Task instructions
Return the material exactly as supplied, apart from the pictures, which are omitted.

Supplied data
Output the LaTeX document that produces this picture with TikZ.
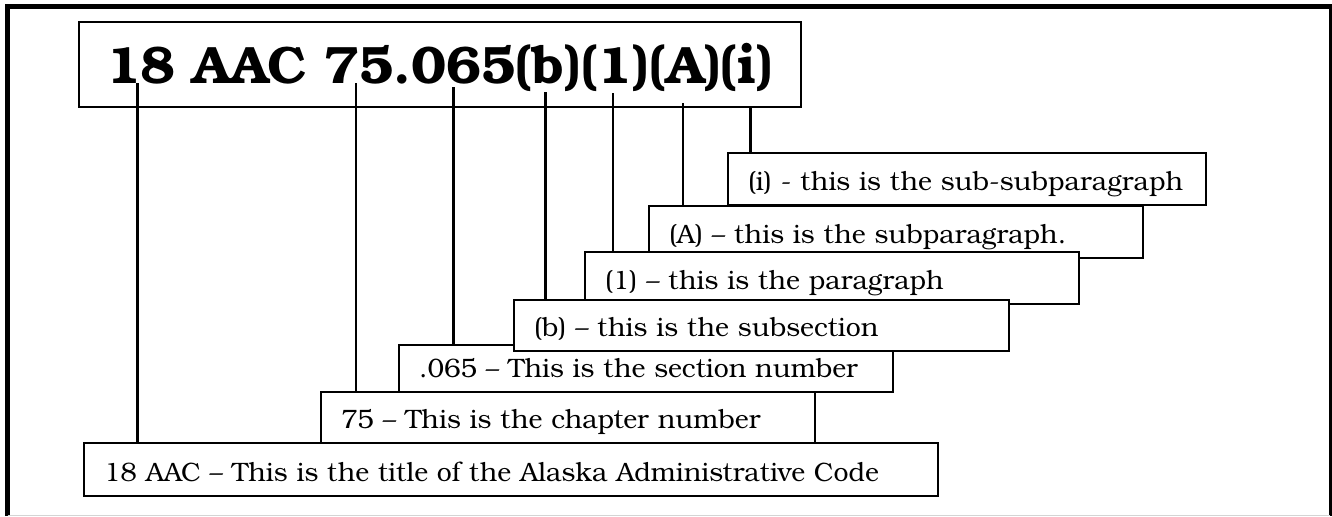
\documentclass[tikz,border=0pt]{standalone}
\usepackage{fontspec}
\setmainfont{TeX Gyre Bonum}
\usepackage{tikz}
\usetikzlibrary{calc}
\definecolor{edge-gray}{RGB}{212,212,212}
\tikzstyle{codebox}=[draw, line width=0.9pt, anchor=north west, outer sep=0pt, inner ysep=0pt, inner xsep=13.5pt, align=left, font=\bfseries\fontsize{26.3}{30}\selectfont]
\tikzstyle{partbox}=[draw, fill=white, line width=0.9pt, anchor=north west, outer sep=0pt, inner ysep=0pt, inner xsep=10pt, align=left, font=\fontsize{13.3}{16}\selectfont]
\tikzstyle{ptr heavy}=[line width=1.5pt]
\tikzstyle{ptr light}=[line width=0.85pt]
\newcommand{\partBox}[6]{
	\pgfmathsetlengthmacro{\pbw}{(#4-#2-40)*0.5pt}
	\pgfmathsetlengthmacro{\pbh}{(#5-#3-15)*0.5pt}
	\node[partbox, text width=\pbw, text height=\pbh, text depth=7.5pt] (#1) at (#2,#3) {\mbox{#6}};
}

\begin{document}
\begin{tikzpicture}[x=0.5pt, y=-0.5pt]
	\useasboundingbox (0,0) rectangle (1332,516);
	\draw[line width=2.5pt] (7.5,516) -- (7.5,6.5) -- (1332,6.5);
	\draw[line width=1.5pt] (1330,6.5) -- (1330,516);
	\draw[edge-gray, line width=0.5pt] (7.5,515) -- (1330,515);
	\node[codebox, text width=334pt, text height=30.5pt, text depth=12pt] (code) at (79,22) {\mbox{18 AAC 75.065(b)(1)(A)(i)}};
	\partBox{aac}{84}{443}{938}{496}{18 AAC – This is the title of the Alaska Administrative Code}
	\partBox{chap}{321}{392}{815}{443}{75 – This is the chapter number}
	\partBox{sect}{399}{345}{893}{392}{.065 – This is the section number}
	\partBox{subsubpar}{728}{153}{1206}{205}{(i) - this is the sub-subparagraph}
	\partBox{subpar}{649}{206}{1143}{258}{(A) – this is the subparagraph.}
	\partBox{par}{585}{252}{1079}{304}{(1) – this is the paragraph}
	\partBox{subsect}{514}{300}{1009}{351}{(b) – this is the subsection}
	\coordinate (c18) at (137,83);
	\coordinate (c75) at (356,83);
	\coordinate (c065) at (453,87);
	\coordinate (cb) at (545,92);
	\coordinate (c1) at (613,93);
	\coordinate (cA) at (683,103);
	\coordinate (ci) at (750,107);
	\draw[ptr heavy] (c18) -- (c18 |- aac.north);
	\draw[ptr light] (c75) -- (c75 |- chap.north);
	\draw[ptr heavy] (c065) -- (c065 |- sect.north);
	\draw[ptr heavy] (cb) -- (cb |- subsect.north);
	\draw[ptr light] (c1) -- (c1 |- par.north);
	\draw[ptr light] (cA) -- (cA |- subpar.north);
	\draw[ptr heavy] (ci) -- (ci |- subsubpar.north);
\end{tikzpicture}
\end{document}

Result of this task
Output the LaTeX document that produces this picture with TikZ.
\documentclass[tikz,border=0pt]{standalone}
\usepackage{fontspec}
\setmainfont{TeX Gyre Bonum}
\usepackage{tikz}
\usetikzlibrary{calc}
\definecolor{edge-gray}{RGB}{212,212,212}
\tikzstyle{codebox}=[draw, line width=0.9pt, anchor=north west, outer sep=0pt, inner ysep=0pt, inner xsep=13.5pt, align=left, font=\bfseries\fontsize{26.3}{30}\selectfont]
\tikzstyle{partbox}=[draw, fill=white, line width=0.9pt, anchor=north west, outer sep=0pt, inner ysep=0pt, inner xsep=10pt, align=left, font=\fontsize{13.3}{16}\selectfont]
\tikzstyle{ptr heavy}=[line width=1.5pt]
\tikzstyle{ptr light}=[line width=0.85pt]
\newcommand{\partBox}[6]{
	\pgfmathsetlengthmacro{\pbw}{(#4-#2-40)*0.5pt}
	\pgfmathsetlengthmacro{\pbh}{(#5-#3-15)*0.5pt}
	\node[partbox, text width=\pbw, text height=\pbh, text depth=7.5pt] (#1) at (#2,#3) {\mbox{#6}};
}

\begin{document}
\begin{tikzpicture}[x=0.5pt, y=-0.5pt]
	\useasboundingbox (0,0) rectangle (1332,516);
	\draw[line width=2.5pt] (7.5,516) -- (7.5,6.5) -- (1332,6.5);
	\draw[line width=1.5pt] (1330,6.5) -- (1330,516);
	\draw[edge-gray, line width=0.5pt] (7.5,515) -- (1330,515);
	\node[codebox, text width=334pt, text height=30.5pt, text depth=12pt] (code) at (79,22) {\mbox{18 AAC 75.065(b)(1)(A)(i)}};
	\partBox{aac}{84}{443}{938}{496}{18 AAC – This is the title of the Alaska Administrative Code}
	\partBox{chap}{321}{392}{815}{443}{75 – This is the chapter number}
	\partBox{sect}{399}{345}{893}{392}{.065 – This is the section number}
	\partBox{subsubpar}{728}{153}{1206}{205}{(i) - this is the sub-subparagraph}
	\partBox{subpar}{649}{206}{1143}{258}{(A) – this is the subparagraph.}
	\partBox{par}{585}{252}{1079}{304}{(1) – this is the paragraph}
	\partBox{subsect}{514}{300}{1009}{351}{(b) – this is the subsection}
	\coordinate (c18) at (137,83);
	\coordinate (c75) at (356,83);
	\coordinate (c065) at (453,87);
	\coordinate (cb) at (545,92);
	\coordinate (c1) at (613,93);
	\coordinate (cA) at (683,103);
	\coordinate (ci) at (750,107);
	\draw[ptr heavy] (c18) -- (c18 |- aac.north);
	\draw[ptr light] (c75) -- (c75 |- chap.north);
	\draw[ptr heavy] (c065) -- (c065 |- sect.north);
	\draw[ptr heavy] (cb) -- (cb |- subsect.north);
	\draw[ptr light] (c1) -- (c1 |- par.north);
	\draw[ptr light] (cA) -- (cA |- subpar.north);
	\draw[ptr heavy] (ci) -- (ci |- subsubpar.north);
\end{tikzpicture}
\end{document}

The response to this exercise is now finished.